For the reasons announced in the companion case of Stienne v. Stienne, the doctrine of interspousal immunity as it has been applied to the complaint of Gordon A. Rupert, individually, is rejected.

These consolidated cases are reversed and remanded for further proceedings not inconsistent with this opinion.

THOMPSON, C.J., and MOWBRAY, GUNDERSON and ZENOFF, JJ., concur.

NOTES

[1] NRCP 54(b): "When more than one claim for relief is presented in an action, whether as a claim, counterclaim, cross-claim, or thirdparty claim, or when multiple parties are involved, the court may direct the entry of a final judgment as to one or more but fewer than all of the claims or parties only upon an express determination that there is no just reason for delay and upon an express direction for the entry of judgment. In the absence of such determination and direction, any order or other form of decision, however designated, which adjudicates fewer than all the claims or the rights and liabilities of fewer than all the parties shall not terminate the action as to any of the claims or parties, and the order or other form of decision is subject to revision at any time before the entry of judgment adjudicating all the claims and the rights and liabilities of all the parties."

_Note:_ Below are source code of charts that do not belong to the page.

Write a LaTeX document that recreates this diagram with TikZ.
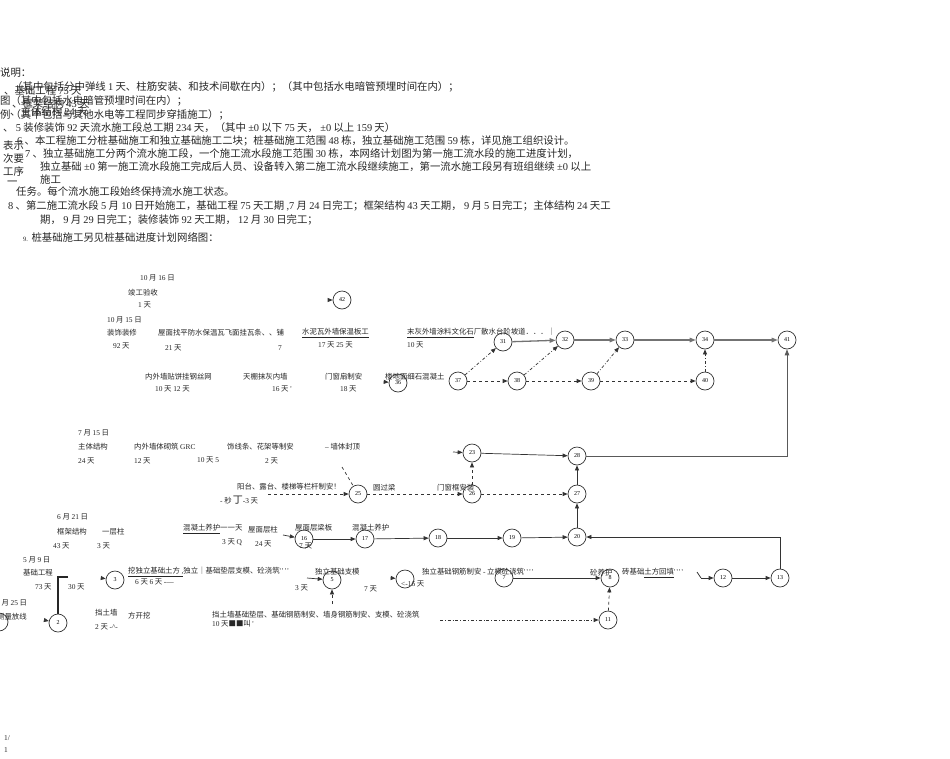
\documentclass[tikz,border=0pt]{standalone}
\usepackage{fontspec}
\setmainfont{Liberation Serif}
\newfontfamily\cjkf{Noto Sans CJK SC}
\newfontfamily\latf{Liberation Serif}
\usetikzlibrary{arrows.meta}
\XeTeXinterchartokenstate=1
\newXeTeXintercharclass\cjkcls
\newcount\mycnt
\def\setcjkrange#1#2{\mycnt=#1\relax\loop\XeTeXcharclass\mycnt=\cjkcls\relax\ifnum\mycnt<#2\relax\advance\mycnt by 1\relax\repeat}
\setcjkrange{"2E80}{"9FFF}
\setcjkrange{"FF00}{"FFEF}
\setcjkrange{"25A0}{"25FF}
\XeTeXinterchartoks 0 \cjkcls = {\hskip0.22em\cjkf}
\XeTeXinterchartoks 4095 \cjkcls = {\cjkf}
\XeTeXinterchartoks \cjkcls 0 = {\hskip0.22em\latf}
\XeTeXinterchartoks \cjkcls 4095 = {\latf}
\newcommand\qq{\textquotesingle\,\textquotesingle\,\textquotesingle\,\textquotesingle}
\tikzset{
  ev/.style={circle,draw=black!80,line width=0.7pt,minimum size=18pt,inner sep=0pt,font=\fontsize{6}{6}\selectfont},
  lb/.style={anchor=west,inner sep=0pt,font=\fontsize{7.4}{9}\selectfont,text=black!85},
  tx/.style={anchor=west,inner sep=0pt,font=\fontsize{10.4}{11}\selectfont,text=black!85},
  sol/.style={draw=black!80,line width=0.7pt,-{Triangle[length=5pt,width=4pt]}},
  gsol/.style={draw=black!55,line width=1.3pt,-{Triangle[length=6pt,width=4.5pt]}},
  dsh/.style={sol,dashed},
  ddot/.style={sol,dash dot},
}
\begin{document}
\begin{tikzpicture}[x=1pt,y=-1pt]
\path[use as bounding box,fill=white] (0,0) rectangle (950,758);

% ---------- notes ----------
\node[tx] (a1) at (0,73) {说明：};
\node[tx] (a2) at (12,87) {（其中包括分中弹线1天、柱筋安装、和技术间歇在内）；（其中包括水电暗管预埋时间在内）；};
\node[tx] (a2b) at (4,91) {、基础工程75天};
\node[tx] (a3) at (0,101) {图（其中包括水电暗管预埋时间在内）；};
\node[tx] (a3b) at (12,104) {、框架结构43天};
\node[tx] (a4) at (0,115) {例（其中包括与其他水电等工程同步穿插施工）；};
\node[tx] (a4b) at (10,112) {、主体结构24天};
\node[tx] (a5) at (3,128) {、5装修装饰92天};
\node[tx] (a5b) at (80,128) {、流水施工段总工期234天，（其中±0以下75天，±0以上159天）};
\node[tx] (a6) at (17,141) {6、本工程施工分桩基础施工和独立基础施工二块；桩基础施工范围48栋，独立基础施工范围59栋，详见施工组织设计。};
\node[tx] (a6b) at (3,146) {表示};
\node[tx] (a7) at (25,154) {7、独立基础施工分两个流水施工段，一个施工流水段施工范围30栋，本网络计划图为第一施工流水段的施工进度计划，};
\node[tx] (a7b) at (3,159) {次要};
\node[tx] (a8) at (40,167) {独立基础±0第一施工流水段施工完成后人员、设备转入第二施工流水段继续施工，第一流水施工段另有班组继续±0以上};
\node[tx] (a8b) at (3,172) {工序};
\node[tx] (a9) at (40,180) {施工};
\node[tx] (a9b) at (7,183) {一};
\node[tx] (a10) at (16,192) {任务。每个流水施工段始终保持流水施工状态。};
\node[tx] (a11) at (8,206) {8、第二施工流水段5月10日开始施工，基础工程75天工期,7月24日完工；框架结构43天工期，9月5日完工；主体结构24天工};
\node[tx] (a12) at (40,220) {期，9月29日完工；装修装饰92天工期，12月30日完工；};
\node[tx] (a13) at (23,237) {{\fontsize{6.5}{7}\selectfont 9.} 桩基础施工另见桩基础进度计划网络图：};

% ---------- labels ----------
\node[lb] (b1) at (140,278) {10月16日};
\node[lb] (b2) at (128,293) {竣工验收};
\node[lb] (b3) at (138,305) {1天};
\node[lb] (b4) at (107,320) {10月15日};
\node[lb] (b5) at (107,333) {装饰装修};
\node[lb] (b6) at (113,346) {92天};
\node[lb] (b7) at (158,333) {屋面找平防水保温瓦飞面挂瓦条、、铺};
\node[lb] (b8) at (165,348) {21天};
\node[lb] (b9) at (278,348) {7};
\node[lb] (b10) at (302,333) {\underline{水泥瓦外墙保温板工}};
\node[lb] (b11) at (318,345) {17天25天};
\node[lb] (b12) at (407,333) {\underline{末灰外墙涂料文化石}厂散水台阶坡道．．．｜};
\node[lb] (b13) at (407,345) {10天};
\node[lb] (b14) at (145,377) {内外墙贴饼挂钢丝网};
\node[lb] (b15) at (155,389) {10天12天};
\node[lb] (b16) at (243,377) {天棚抹灰内墙};
\node[lb] (b17) at (272,389) {16天'};
\node[lb] (b18) at (325,377) {门窗扇制安};
\node[lb] (b19) at (340,389) {18天};
\node[lb] (b20) at (385,377) {楼地面细石混凝土};

\node[lb] (c1) at (78,433) {7月15日};
\node[lb] (c2) at (78,447) {主体结构};
\node[lb] (c3) at (78,461) {24天};
\node[lb] (c4) at (134,447) {内外墙体砌筑GRC};
\node[lb] (c5) at (134,461) {12天};
\node[lb] (c6) at (197,460) {10天5};
\node[lb] (c7) at (227,447) {饰线条、花架等制安};
\node[lb] (c8) at (265,461) {2天};
\node[lb] (c9) at (325,447) {--墙体封顶};
\node[lb] (c10) at (237,487) {阳台、露台、楼梯等栏杆制安！};
\node[lb] (c11) at (220,500) {-秒\,{\fontsize{10}{10}\selectfont 丁}-3天};
\node[lb] (c12) at (373,488) {圆过梁};
\node[lb] (c13) at (437,488) {门窗框安装};

\node[lb] (d1) at (57,517) {6月21日};
\node[lb] (d2) at (57,532) {框架结构};
\node[lb] (d3) at (102,532) {一层柱};
\node[lb] (d4) at (53,546) {43天};
\node[lb] (d5) at (97,546) {3天};
\node[lb] (d6) at (183,529) {\underline{混凝土养护}一一天};
\node[lb] (d7) at (222,542) {3天Q};
\node[lb] (d8) at (248,530) {屋面层柱};
\node[lb] (d9) at (255,544) {24天};
\node[lb] (d10) at (295,528) {屋面层梁板};
\node[lb] (d11) at (299,546) {7天};
\node[lb] (d12) at (352,528) {混凝土养护};

\node[lb] (e1) at (23,560) {5月9日};
\node[lb] (e2) at (23,573) {基础工程};
\node[lb] (e3) at (35,587) {73天};
\node[lb] (e4) at (68,587) {30天};
\node[lb] (e5) at (-4,603) {2月25日};
\node[lb] (e6) at (-3,617) {测量放线};
\node[lb] (e7) at (95,613) {挡土墙};
\node[lb] (e8) at (95,627) {2天-\textasciicircum-};
\node[lb] (e9) at (128,616) {方开挖};
\node[lb] (e10) at (128,572) {\underline{挖独立基础土方,}独立｜基础垫层支模、砼浇筑\qq};
\node[lb] (e11) at (135,582) {6天6天-—};
\node[lb] (e12) at (315,572) {独立基础支模};
\node[lb] (e13) at (295,588) {3天};
\node[lb] (e14) at (364,589) {7天};
\node[lb] (e15) at (401,584) {\textless-16天};
\node[lb] (e16) at (422,572) {独立基础钢筋制安-立模砼浇筑\qq};
\node[lb] (e17) at (590,573) {砼养护};
\node[lb] (e18) at (622,573) {砖基础\underline{土方回填}\qq};
\node[lb] (e19) at (212,615) {挡土墙基础垫层、基础钢筋制安、墙身钢筋制安、支模、砼浇筑};
\node[lb] (e20) at (212,624) {10天■■叫'};

\node[lb] (f1) at (4,738) {1/};
\node[lb] (f2) at (4,750) {1};

% ---------- events ----------
\node[ev] (n42) at (342,300) {\raisebox{-3pt}{42}};
\node[ev] (n31) at (503,342) {\raisebox{-3pt}{31}};
\node[ev] (n32) at (565,340) {\raisebox{-3pt}{32}};
\node[ev] (n33) at (625,340) {\raisebox{-3pt}{33}};
\node[ev] (n34) at (705,340) {\raisebox{-3pt}{34}};
\node[ev] (n41) at (787,340) {\raisebox{-3pt}{41}};
\node[ev] (n36) at (398,383) {\raisebox{-3pt}{36}};
\node[ev] (n37) at (458,381) {\raisebox{-3pt}{37}};
\node[ev] (n38) at (517,381) {\raisebox{-3pt}{38}};
\node[ev] (n39) at (591,381) {\raisebox{-3pt}{39}};
\node[ev] (n40) at (705,381) {\raisebox{-3pt}{40}};
\node[ev] (n23) at (472,453) {\raisebox{-3pt}{23}};
\node[ev] (n28) at (577,456) {\raisebox{-3pt}{28}};
\node[ev] (n25) at (358,494) {\raisebox{-3pt}{25}};
\node[ev] (n26) at (472,494) {\raisebox{-3pt}{26}};
\node[ev] (n27) at (577,494) {\raisebox{-3pt}{27}};
\node[ev] (n16) at (304,539) {\raisebox{-3pt}{16}};
\node[ev] (n17) at (365,539) {\raisebox{-3pt}{17}};
\node[ev] (n18) at (438,538) {\raisebox{-3pt}{18}};
\node[ev] (n19) at (512,538) {\raisebox{-3pt}{19}};
\node[ev] (n20) at (577,537) {\raisebox{-3pt}{20}};
\node[ev] (n1) at (-1,622) {\raisebox{-3pt}{1}};
\node[ev] (n2) at (58,623) {\raisebox{-3pt}{2}};
\node[ev] (n3) at (115,580) {\raisebox{-3pt}{3}};
\node[ev] (n5) at (332,580) {\raisebox{-3pt}{5}};
\node[ev] (n6) at (405,579) {};
\node[ev] (n7) at (504,578) {\raisebox{-3pt}{7}};
\node[ev] (n8) at (610,578) {\raisebox{-3pt}{8}};
\node[ev] (n11) at (608,620) {\raisebox{-3pt}{11}};
\node[ev] (n12) at (723,578) {\raisebox{-3pt}{12}};
\node[ev] (n13) at (780,578) {\raisebox{-3pt}{13}};

% free ends
\coordinate (k42) at (331,300);
\coordinate (k36) at (386,382);
\coordinate (k23) at (453,452);
\coordinate (k25a) at (268,494);
\coordinate (k25b) at (342,467);
\coordinate (k16) at (283,535);
\coordinate (k2h) at (68,577);
\coordinate (k2) at (44,620);
\coordinate (k3) at (101,578);
\coordinate (k5) at (307,578);
\coordinate (k5b) at (332,604);
\coordinate (k6) at (391,578);
\coordinate (k11) at (440,620);
\coordinate (k12a) at (697,572);
\coordinate (k12) at (701,578);

% ---------- connectors ----------
\draw[sol] (k42) -- (n42);
\draw[sol] (k36) -- (n36);
\draw[gsol] (n31) -- (n32);
\draw[gsol] (n32) -- (n33);
\draw[gsol] (n33) -- (n34);
\draw[gsol] (n34) -- (n41);
\draw[ddot] (n37) -- (n31);
\draw[ddot] (n38) -- (n32);
\draw[ddot] (n39) -- (n33);
\draw[ddot] (n40) -- (n34);
\draw[dsh] (n37) -- (n38);
\draw[dsh] (n38) -- (n39);
\draw[dsh] (n39) -- (n40);
\draw[gsol,draw=black!65,line width=0.9pt] (n28) -| (n41);

\draw[sol] (k23) -- (n23);
\draw[sol] (n23) -- (n28);
\draw[dsh] (n26) -- (n23);
\draw[dsh] (k25a) -- (n25);
\draw[dsh,-] (k25b) -- (n25);
\draw[dsh] (n25) -- (n26);
\draw[dsh] (n26) -- (n27);
\draw[sol] (n27) -- (n28);
\draw[sol] (n20) -- (n27);

\draw[sol] (k16) -- (n16);
\draw[sol] (n16) -- (n17);
\draw[sol] (n17) -- (n18);
\draw[sol] (n18) -- (n19);
\draw[sol] (n19) -- (n20);
\draw[sol] (n13) |- (n20);

\draw[draw=black!85,line width=1.4pt] (k2h) -| (n2);
\draw[sol] (k2) -- (n2);
\draw[sol] (k3) -- (n3);
\draw[sol] (k5) -- (n5);
\draw[dsh] (k5b) -- (n5);
\draw[sol] (k6) -- (n6);
\draw[sol,line width=1pt] (n7) -- (n8);
\draw[ddot] (k11) -- (n11);
\draw[dsh] (n11) -- (n8);
\draw[sol,-] (k12a) -- (k12);
\draw[sol] (k12) -- (n12);
\draw[sol] (n12) -- (n13);
\end{tikzpicture}
\end{document}
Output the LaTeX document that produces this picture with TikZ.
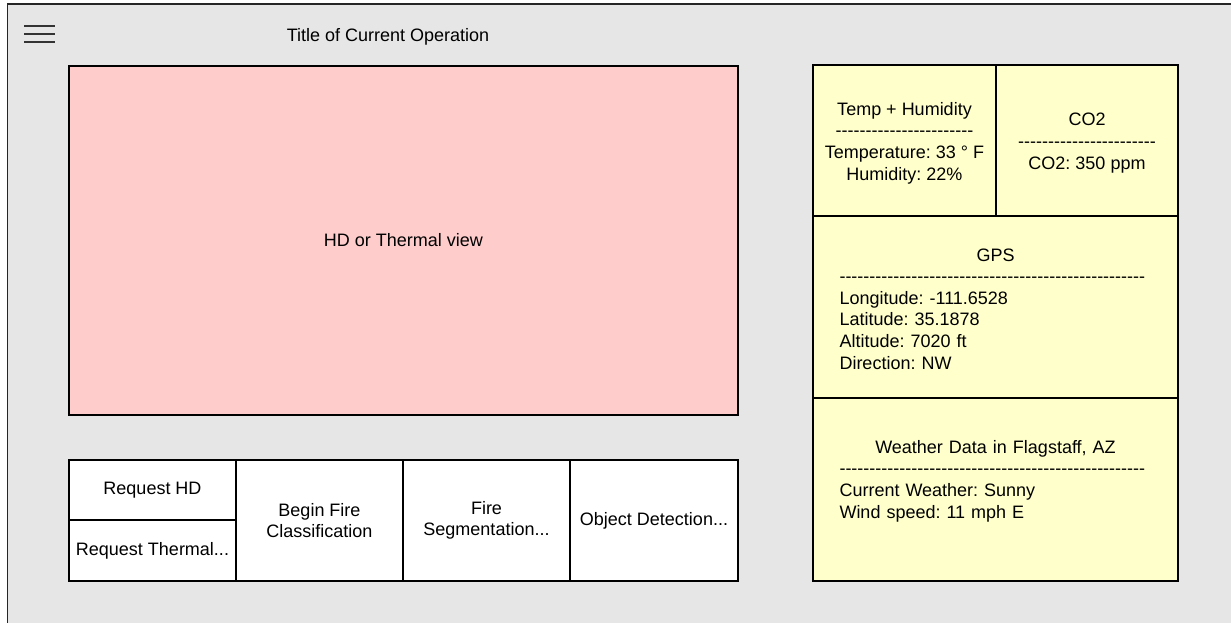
\documentclass[tikz,border=0pt]{standalone}
\usepackage{fontspec}
\setmainfont{Liberation Sans}
\frenchspacing
\ExplSyntaxOn
\cs_new:Npn \dashrow #1 { \prg_replicate:nn {#1} { -{} } }
\ExplSyntaxOff
\definecolor{panelgray}{HTML}{E6E6E6}
\definecolor{viewpink}{HTML}{FFCCCC}
\definecolor{sensoryellow}{HTML}{FFFFCC}
\begin{document}
\begin{tikzpicture}[x=1pt,y=-1pt,
  every node/.style={font=\fontsize{18}{21.6}\selectfont, text=black},
  cell/.style={draw=black, line width=1.2pt, rectangle, inner sep=0pt, align=center},
  btn/.style={cell, fill=white},
  sensor/.style={cell, fill=sensoryellow},
  menuline/.style={draw=black!80, line width=1.3pt}
]
\useasboundingbox (0,0) rectangle (1231,623);
% window frame
\draw[fill=panelgray, draw=black!85, line width=1.5pt] (7.5,4) rectangle (1245,640);

% menu icon
\coordinate (m1a) at (24,26); \coordinate (m1b) at (55,26);
\coordinate (m2a) at (24,34); \coordinate (m2b) at (55,34);
\coordinate (m3a) at (24,42); \coordinate (m3b) at (55,42);
\draw[menuline] (m1a) -- (m1b);
\draw[menuline] (m2a) -- (m2b);
\draw[menuline] (m3a) -- (m3b);

\node (title) at (388,37) {Title of Current Operation};

% camera view
\node[cell, fill=viewpink, minimum width=669pt, minimum height=349pt] (view) at (403.5,240.5) {HD or Thermal view};

% control buttons
\node[btn, minimum width=167pt, minimum height=60pt] (reqhd) at (152.5,490) {Request HD};
\node[btn, minimum width=167pt, minimum height=61pt] (reqth) at (152.5,550.5) {Request Thermal...};
\node[btn, minimum width=167pt, minimum height=121pt] (classify) at (319.5,520.5) {Begin Fire\\Classification};
\node[btn, minimum width=167pt, minimum height=121pt] (segment) at (486.5,520.5) {Fire\\Segmentation...};
\node[btn, minimum width=168pt, minimum height=121pt] (detect) at (654,520.5) {Object Detection...};

% sensor panel
\node[sensor, minimum width=183pt, minimum height=151pt] (temp) at (904.5,140.5) {};
\node[align=center, inner sep=0pt] (temptext) at (904.5,143)
  {Temp + Humidity\\\dashrow{23}\\Temperature: 33 ° F\\Humidity: 22\%};
\node[sensor, minimum width=182pt, minimum height=151pt] (co2) at (1087,140.5) {};
\node[align=center, inner sep=0pt] (co2text) at (1087,143)
  {CO2\\\dashrow{23}\\CO2: 350 ppm};
\node[sensor, minimum width=365pt, minimum height=182pt] (gps) at (995.5,307) {};
\node[align=left, text width=312pt, inner sep=0pt] (gpstext) at (995.5,309)
  {\makebox[312pt]{GPS}\\\dashrow{51}\\Longitude: -111.6528\\Latitude: 35.1878\\Altitude: 7020 ft\\Direction: NW};
\node[sensor, minimum width=365pt, minimum height=183pt] (weather) at (995.5,489.5) {};
\node[align=left, text width=312pt, inner sep=0pt] (weathertext) at (995.5,481)
  {\makebox[312pt]{Weather Data in Flagstaff, AZ}\\\dashrow{51}\\Current Weather: Sunny\\Wind speed: 11 mph E};
\end{tikzpicture}
\end{document}
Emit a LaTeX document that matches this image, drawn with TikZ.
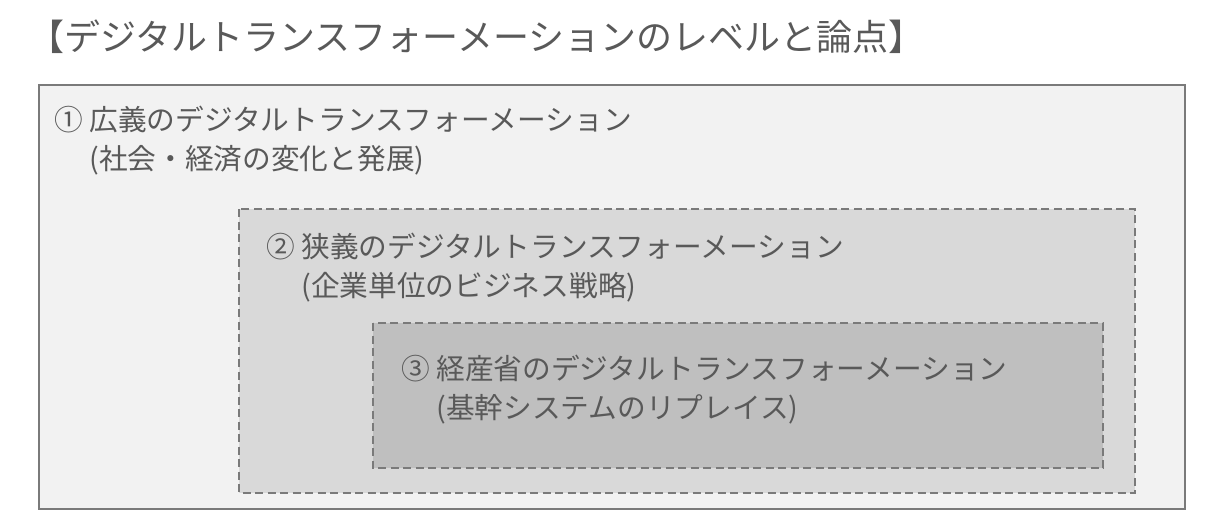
\documentclass[tikz,border=0pt]{standalone}
\usepackage{fontspec}
\setmainfont{Noto Sans CJK JP}
\usepackage{xcolor}
\definecolor{lvlone}{HTML}{F2F2F2}
\definecolor{lvltwo}{HTML}{D9D9D9}
\definecolor{lvlthree}{HTML}{BFBFBF}
\definecolor{edgegray}{HTML}{7A7A7A}
\definecolor{inkgray}{HTML}{595959}

\begin{document}
\begin{tikzpicture}[x=1pt,y=-1pt]
            \newcommand{\lvlbox}[5]{
                \filldraw[#5] (#1,#2) rectangle (#3,#4)
            }
            \tikzset{
                lvltext/.style={anchor=base west, inner sep=0pt, align=left, text=inkgray,
                    font=\fontsize{28.7}{39}\selectfont},
                dashedge/.style={draw=edgegray, line width=1.5pt, dash pattern=on 8pt off 4.5pt}
            }
            \useasboundingbox (0,0) rectangle (1222,524);

            \node[anchor=base west, inner sep=0pt, text=inkgray, font=\fontsize{36}{40}\selectfont] (title) at (28,51) {【デジタルトランスフォーメーションのレベルと論点】};

            \lvlbox{39}{85}{1185}{509}{fill=lvlone, draw=edgegray, line width=2pt};
            \lvlbox{239}{209}{1135}{493}{fill=lvltwo, dashedge};
            \lvlbox{373}{323}{1103}{468}{fill=lvlthree, dashedge};

            % the base anchor sits on the second line
            \node[lvltext] (wide) at (54,169.5) {① 広義のデジタルトランスフォーメーション\\\phantom{①\ }(社会・経済の変化と発展)};
            \node[lvltext] (narrow) at (266,296.5) {② 狭義のデジタルトランスフォーメーション\\\phantom{②\ }(企業単位のビジネス戦略)};
            \node[lvltext] (meti) at (401,418.5) {③ 経産省のデジタルトランスフォーメーション\\\phantom{③\ }(基幹システムのリプレイス)};
        \end{tikzpicture}
\end{document}
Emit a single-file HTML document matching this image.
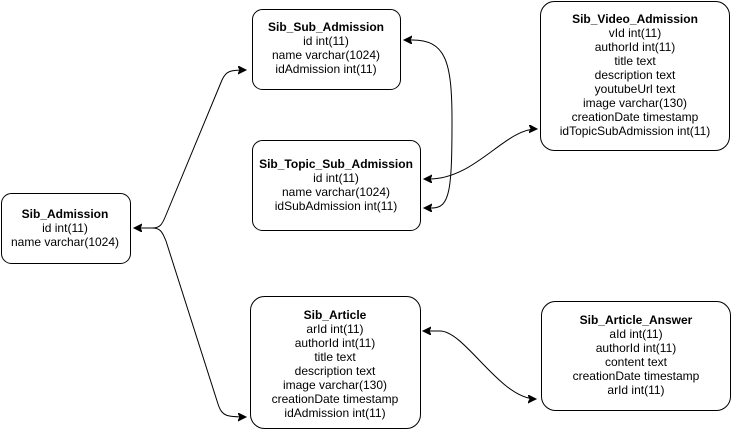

[2] NRS 698.230: "If the accident causing injury occurs in this state, every person suffering loss from injury arising out of maintenance or use of a motor vehicle has a right to basic reparation benefits unless such benefits are excluded under the provisions of NRS 698.340."

[3] NRS 698.250: "(2) Basic reparation obligors ... shall pay basic reparation benefits ... for loss from injury arising out of the maintenance or use of a motor vehicle. This obligation exists without regard to immunity from liability or suit which might otherwise be applicable." (Emphasis added.)

[4] The doctrine of "parental immunity" is reciprocal. Actions by parents against their unemancipated children are barred as well as actions by unemancipated children against their parents.